**AIM OF THE EXERCISE:**
Write out the opening lines of the data word for word, up to and including the line with "Serif', 'Times New", and leave every picture and every later line out.

**GIVEN DATA:**

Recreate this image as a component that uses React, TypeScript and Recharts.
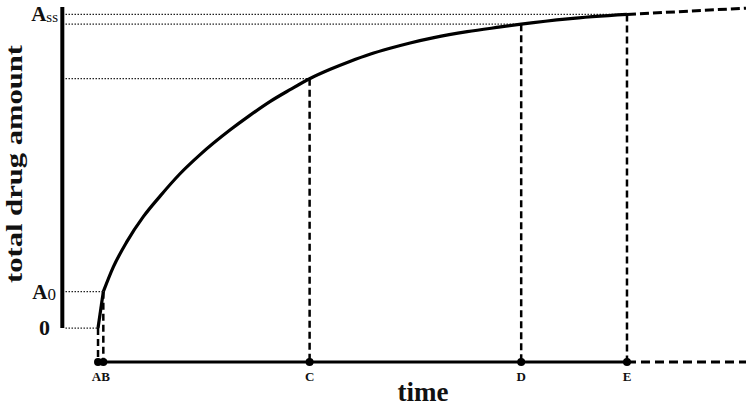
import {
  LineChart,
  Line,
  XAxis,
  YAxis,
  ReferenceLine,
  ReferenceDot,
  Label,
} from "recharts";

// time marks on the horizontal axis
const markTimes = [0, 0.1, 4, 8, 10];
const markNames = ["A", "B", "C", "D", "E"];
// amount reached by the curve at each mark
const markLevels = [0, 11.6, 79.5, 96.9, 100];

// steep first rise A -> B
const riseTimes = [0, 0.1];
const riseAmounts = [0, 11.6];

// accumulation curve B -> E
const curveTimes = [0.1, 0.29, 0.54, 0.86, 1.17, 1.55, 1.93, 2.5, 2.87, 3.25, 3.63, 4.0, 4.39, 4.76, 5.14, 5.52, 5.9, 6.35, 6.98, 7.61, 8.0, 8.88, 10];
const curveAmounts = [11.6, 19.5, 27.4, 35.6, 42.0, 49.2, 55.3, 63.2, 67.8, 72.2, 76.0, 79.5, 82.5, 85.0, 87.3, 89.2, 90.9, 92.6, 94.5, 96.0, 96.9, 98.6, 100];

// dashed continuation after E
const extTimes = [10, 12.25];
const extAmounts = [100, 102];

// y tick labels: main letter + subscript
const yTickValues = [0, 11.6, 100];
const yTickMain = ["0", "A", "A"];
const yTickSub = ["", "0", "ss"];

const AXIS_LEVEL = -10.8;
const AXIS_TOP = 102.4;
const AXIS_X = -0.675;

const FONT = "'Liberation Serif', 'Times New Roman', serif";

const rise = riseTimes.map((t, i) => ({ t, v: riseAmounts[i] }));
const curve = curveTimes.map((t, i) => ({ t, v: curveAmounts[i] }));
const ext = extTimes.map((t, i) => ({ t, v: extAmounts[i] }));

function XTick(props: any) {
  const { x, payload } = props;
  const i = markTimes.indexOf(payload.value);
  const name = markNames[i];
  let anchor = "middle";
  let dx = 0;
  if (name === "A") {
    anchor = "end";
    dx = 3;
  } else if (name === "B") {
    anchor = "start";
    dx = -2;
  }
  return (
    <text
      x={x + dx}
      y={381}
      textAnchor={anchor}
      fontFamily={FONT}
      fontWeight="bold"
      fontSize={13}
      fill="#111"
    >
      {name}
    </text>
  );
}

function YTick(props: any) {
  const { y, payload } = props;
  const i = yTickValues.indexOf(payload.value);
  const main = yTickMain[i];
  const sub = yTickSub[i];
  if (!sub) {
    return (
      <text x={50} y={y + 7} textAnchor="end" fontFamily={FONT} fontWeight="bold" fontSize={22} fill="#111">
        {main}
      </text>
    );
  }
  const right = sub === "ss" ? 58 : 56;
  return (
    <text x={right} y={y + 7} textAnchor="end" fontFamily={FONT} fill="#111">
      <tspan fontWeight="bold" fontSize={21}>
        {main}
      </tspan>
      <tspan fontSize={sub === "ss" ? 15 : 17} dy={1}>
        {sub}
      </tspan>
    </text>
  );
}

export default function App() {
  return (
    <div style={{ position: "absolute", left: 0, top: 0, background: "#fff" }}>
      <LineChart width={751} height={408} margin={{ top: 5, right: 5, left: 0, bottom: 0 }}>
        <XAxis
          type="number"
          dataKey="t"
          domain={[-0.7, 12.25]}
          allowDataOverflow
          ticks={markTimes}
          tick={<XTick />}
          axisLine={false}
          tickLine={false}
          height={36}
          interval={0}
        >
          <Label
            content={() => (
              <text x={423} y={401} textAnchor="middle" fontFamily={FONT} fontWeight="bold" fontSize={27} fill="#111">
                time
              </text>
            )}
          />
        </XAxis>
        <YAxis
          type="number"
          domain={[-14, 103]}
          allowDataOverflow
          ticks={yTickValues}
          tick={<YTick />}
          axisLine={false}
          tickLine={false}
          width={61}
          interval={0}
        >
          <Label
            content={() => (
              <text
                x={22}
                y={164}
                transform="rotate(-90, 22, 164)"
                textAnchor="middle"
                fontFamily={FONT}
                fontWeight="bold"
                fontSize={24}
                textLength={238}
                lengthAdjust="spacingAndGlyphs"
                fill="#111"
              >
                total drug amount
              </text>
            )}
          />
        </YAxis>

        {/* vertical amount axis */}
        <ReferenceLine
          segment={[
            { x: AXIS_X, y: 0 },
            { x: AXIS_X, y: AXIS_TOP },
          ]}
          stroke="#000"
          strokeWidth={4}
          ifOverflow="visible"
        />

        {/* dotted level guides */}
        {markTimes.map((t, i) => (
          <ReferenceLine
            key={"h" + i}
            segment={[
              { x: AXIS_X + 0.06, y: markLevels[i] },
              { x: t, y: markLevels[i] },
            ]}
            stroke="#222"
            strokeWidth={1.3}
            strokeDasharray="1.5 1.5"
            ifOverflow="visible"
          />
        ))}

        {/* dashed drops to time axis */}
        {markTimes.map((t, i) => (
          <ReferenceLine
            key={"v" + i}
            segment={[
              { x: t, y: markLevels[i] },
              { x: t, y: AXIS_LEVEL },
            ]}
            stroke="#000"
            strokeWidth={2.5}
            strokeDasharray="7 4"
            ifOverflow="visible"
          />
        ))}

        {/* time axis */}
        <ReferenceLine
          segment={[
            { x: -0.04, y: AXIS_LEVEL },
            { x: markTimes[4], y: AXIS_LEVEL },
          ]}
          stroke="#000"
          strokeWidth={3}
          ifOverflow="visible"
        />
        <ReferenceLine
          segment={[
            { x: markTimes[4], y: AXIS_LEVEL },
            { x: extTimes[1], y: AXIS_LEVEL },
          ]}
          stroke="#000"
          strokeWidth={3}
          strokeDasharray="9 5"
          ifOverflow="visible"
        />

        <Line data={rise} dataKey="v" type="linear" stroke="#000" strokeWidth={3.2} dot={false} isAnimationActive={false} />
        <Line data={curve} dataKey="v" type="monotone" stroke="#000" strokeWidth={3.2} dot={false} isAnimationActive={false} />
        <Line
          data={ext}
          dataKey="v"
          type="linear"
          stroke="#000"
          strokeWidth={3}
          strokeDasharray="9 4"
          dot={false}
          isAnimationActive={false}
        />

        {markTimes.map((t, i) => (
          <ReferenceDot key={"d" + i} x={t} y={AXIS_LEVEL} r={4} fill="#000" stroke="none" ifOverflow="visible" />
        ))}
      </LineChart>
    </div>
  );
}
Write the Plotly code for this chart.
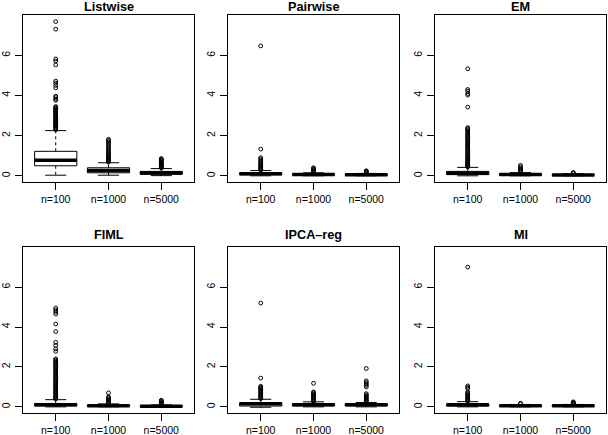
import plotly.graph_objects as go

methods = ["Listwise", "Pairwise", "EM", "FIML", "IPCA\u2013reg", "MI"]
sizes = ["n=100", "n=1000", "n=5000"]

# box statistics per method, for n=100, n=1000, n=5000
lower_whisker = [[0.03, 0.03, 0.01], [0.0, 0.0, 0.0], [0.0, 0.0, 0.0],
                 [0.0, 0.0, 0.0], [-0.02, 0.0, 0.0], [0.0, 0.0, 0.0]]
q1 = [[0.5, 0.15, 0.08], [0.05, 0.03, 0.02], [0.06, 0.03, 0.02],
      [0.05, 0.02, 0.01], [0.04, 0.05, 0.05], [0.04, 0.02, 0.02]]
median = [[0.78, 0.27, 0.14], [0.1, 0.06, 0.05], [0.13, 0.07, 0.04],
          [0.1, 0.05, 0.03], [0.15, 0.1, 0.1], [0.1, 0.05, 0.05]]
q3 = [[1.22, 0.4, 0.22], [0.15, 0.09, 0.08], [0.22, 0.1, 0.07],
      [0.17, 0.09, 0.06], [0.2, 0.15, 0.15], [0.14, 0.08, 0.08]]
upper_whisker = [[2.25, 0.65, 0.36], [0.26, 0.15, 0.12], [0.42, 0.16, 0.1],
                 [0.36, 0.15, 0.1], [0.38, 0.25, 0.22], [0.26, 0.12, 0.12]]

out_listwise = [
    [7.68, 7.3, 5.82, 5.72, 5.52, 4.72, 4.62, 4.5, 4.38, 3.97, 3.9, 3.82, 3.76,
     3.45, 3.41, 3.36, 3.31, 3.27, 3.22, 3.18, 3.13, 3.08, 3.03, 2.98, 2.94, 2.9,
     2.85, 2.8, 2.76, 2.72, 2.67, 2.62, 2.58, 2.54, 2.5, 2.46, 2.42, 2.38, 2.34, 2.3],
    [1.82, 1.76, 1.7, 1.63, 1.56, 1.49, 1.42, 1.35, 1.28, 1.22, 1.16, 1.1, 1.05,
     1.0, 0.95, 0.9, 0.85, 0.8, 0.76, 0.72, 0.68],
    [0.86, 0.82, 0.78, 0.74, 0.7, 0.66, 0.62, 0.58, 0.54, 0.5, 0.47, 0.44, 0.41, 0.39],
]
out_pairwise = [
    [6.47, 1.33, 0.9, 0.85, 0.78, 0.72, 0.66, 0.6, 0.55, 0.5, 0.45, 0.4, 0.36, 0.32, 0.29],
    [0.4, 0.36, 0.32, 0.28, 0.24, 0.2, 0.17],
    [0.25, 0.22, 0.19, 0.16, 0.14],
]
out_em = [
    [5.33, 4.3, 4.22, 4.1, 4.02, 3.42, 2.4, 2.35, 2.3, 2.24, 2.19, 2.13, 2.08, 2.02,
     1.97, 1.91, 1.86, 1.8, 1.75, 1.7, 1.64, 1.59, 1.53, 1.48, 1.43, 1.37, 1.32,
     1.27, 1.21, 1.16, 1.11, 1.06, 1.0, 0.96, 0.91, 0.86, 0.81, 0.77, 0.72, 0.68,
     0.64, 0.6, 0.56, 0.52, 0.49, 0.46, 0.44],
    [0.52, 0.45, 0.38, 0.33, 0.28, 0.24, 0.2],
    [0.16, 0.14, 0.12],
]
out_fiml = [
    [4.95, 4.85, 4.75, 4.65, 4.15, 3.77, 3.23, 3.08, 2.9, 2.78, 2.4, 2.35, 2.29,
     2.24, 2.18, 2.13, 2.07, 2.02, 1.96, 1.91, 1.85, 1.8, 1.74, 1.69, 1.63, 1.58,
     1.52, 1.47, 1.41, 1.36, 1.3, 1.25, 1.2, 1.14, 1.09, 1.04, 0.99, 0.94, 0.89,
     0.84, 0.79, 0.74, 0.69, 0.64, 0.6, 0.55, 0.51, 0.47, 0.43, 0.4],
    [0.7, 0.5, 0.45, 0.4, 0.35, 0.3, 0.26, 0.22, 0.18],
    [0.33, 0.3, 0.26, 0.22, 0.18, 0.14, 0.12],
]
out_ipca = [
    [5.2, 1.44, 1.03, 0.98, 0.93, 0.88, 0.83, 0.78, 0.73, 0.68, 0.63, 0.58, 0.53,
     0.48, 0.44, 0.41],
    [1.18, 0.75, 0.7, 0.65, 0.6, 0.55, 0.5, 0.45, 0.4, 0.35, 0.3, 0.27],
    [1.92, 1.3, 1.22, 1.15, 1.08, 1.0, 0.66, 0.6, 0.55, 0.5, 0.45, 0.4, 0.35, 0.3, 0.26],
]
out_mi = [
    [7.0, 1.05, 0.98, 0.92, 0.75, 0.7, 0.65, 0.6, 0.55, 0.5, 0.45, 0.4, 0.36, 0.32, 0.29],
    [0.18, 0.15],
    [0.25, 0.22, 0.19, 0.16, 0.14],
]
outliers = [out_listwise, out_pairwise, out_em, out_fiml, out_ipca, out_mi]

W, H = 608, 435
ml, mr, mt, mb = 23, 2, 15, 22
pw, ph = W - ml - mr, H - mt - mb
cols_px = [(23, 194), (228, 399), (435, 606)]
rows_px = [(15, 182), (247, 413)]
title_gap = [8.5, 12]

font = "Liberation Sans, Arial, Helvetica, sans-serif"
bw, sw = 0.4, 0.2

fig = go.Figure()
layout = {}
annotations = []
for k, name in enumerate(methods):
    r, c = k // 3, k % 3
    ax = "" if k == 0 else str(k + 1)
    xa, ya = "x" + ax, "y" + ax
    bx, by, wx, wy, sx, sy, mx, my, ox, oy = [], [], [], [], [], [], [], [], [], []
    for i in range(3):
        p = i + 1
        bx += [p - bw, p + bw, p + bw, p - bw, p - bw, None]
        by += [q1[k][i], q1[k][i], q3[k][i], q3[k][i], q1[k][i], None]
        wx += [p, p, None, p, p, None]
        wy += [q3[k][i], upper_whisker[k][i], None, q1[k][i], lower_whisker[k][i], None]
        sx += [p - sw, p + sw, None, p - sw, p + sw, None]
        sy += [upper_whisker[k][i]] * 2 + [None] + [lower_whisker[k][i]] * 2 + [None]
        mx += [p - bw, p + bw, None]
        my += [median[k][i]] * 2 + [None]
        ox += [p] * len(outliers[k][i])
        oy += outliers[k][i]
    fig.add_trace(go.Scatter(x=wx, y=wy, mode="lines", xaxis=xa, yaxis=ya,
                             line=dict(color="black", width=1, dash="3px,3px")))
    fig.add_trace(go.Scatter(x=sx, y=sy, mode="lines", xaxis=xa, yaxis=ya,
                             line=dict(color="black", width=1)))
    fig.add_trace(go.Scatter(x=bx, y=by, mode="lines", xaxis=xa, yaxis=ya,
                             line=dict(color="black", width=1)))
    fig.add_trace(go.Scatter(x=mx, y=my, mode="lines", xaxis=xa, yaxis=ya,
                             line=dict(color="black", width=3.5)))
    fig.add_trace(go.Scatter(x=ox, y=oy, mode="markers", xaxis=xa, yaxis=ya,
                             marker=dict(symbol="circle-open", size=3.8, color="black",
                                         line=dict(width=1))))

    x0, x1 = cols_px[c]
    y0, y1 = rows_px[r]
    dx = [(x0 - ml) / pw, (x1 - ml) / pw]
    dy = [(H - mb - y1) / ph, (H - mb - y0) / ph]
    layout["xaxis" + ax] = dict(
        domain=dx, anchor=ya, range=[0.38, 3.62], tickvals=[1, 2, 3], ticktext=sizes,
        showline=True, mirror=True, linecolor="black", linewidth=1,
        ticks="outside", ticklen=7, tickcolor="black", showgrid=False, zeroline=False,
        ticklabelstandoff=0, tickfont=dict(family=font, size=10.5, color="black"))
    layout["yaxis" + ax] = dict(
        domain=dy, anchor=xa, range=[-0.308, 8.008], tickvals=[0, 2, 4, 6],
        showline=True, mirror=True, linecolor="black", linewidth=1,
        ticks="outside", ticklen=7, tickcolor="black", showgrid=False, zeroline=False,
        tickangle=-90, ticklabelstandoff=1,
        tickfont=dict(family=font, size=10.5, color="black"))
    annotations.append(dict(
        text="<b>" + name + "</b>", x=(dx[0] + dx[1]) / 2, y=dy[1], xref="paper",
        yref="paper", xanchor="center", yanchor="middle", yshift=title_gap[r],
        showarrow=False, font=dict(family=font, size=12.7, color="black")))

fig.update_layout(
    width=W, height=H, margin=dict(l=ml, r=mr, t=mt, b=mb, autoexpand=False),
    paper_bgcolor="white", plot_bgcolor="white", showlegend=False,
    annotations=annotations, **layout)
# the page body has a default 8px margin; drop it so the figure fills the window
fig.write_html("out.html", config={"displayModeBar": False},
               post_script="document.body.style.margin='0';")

**SOLVED EXERCISE:**
Recreate this image as a component that uses React, TypeScript and Recharts.
import {
  LineChart,
  Line,
  XAxis,
  YAxis,
  ReferenceLine,
  ReferenceDot,
  Label,
} from "recharts";

// time marks on the horizontal axis
const markTimes = [0, 0.1, 4, 8, 10];
const markNames = ["A", "B", "C", "D", "E"];
// amount reached by the curve at each mark
const markLevels = [0, 11.6, 79.5, 96.9, 100];

// steep first rise A -> B
const riseTimes = [0, 0.1];
const riseAmounts = [0, 11.6];

// accumulation curve B -> E
const curveTimes = [0.1, 0.29, 0.54, 0.86, 1.17, 1.55, 1.93, 2.5, 2.87, 3.25, 3.63, 4.0, 4.39, 4.76, 5.14, 5.52, 5.9, 6.35, 6.98, 7.61, 8.0, 8.88, 10];
const curveAmounts = [11.6, 19.5, 27.4, 35.6, 42.0, 49.2, 55.3, 63.2, 67.8, 72.2, 76.0, 79.5, 82.5, 85.0, 87.3, 89.2, 90.9, 92.6, 94.5, 96.0, 96.9, 98.6, 100];

// dashed continuation after E
const extTimes = [10, 12.25];
const extAmounts = [100, 102];

// y tick labels: main letter + subscript
const yTickValues = [0, 11.6, 100];
const yTickMain = ["0", "A", "A"];
const yTickSub = ["", "0", "ss"];

const AXIS_LEVEL = -10.8;
const AXIS_TOP = 102.4;
const AXIS_X = -0.675;

const FONT = "'Liberation Serif', 'Times New Roman', serif";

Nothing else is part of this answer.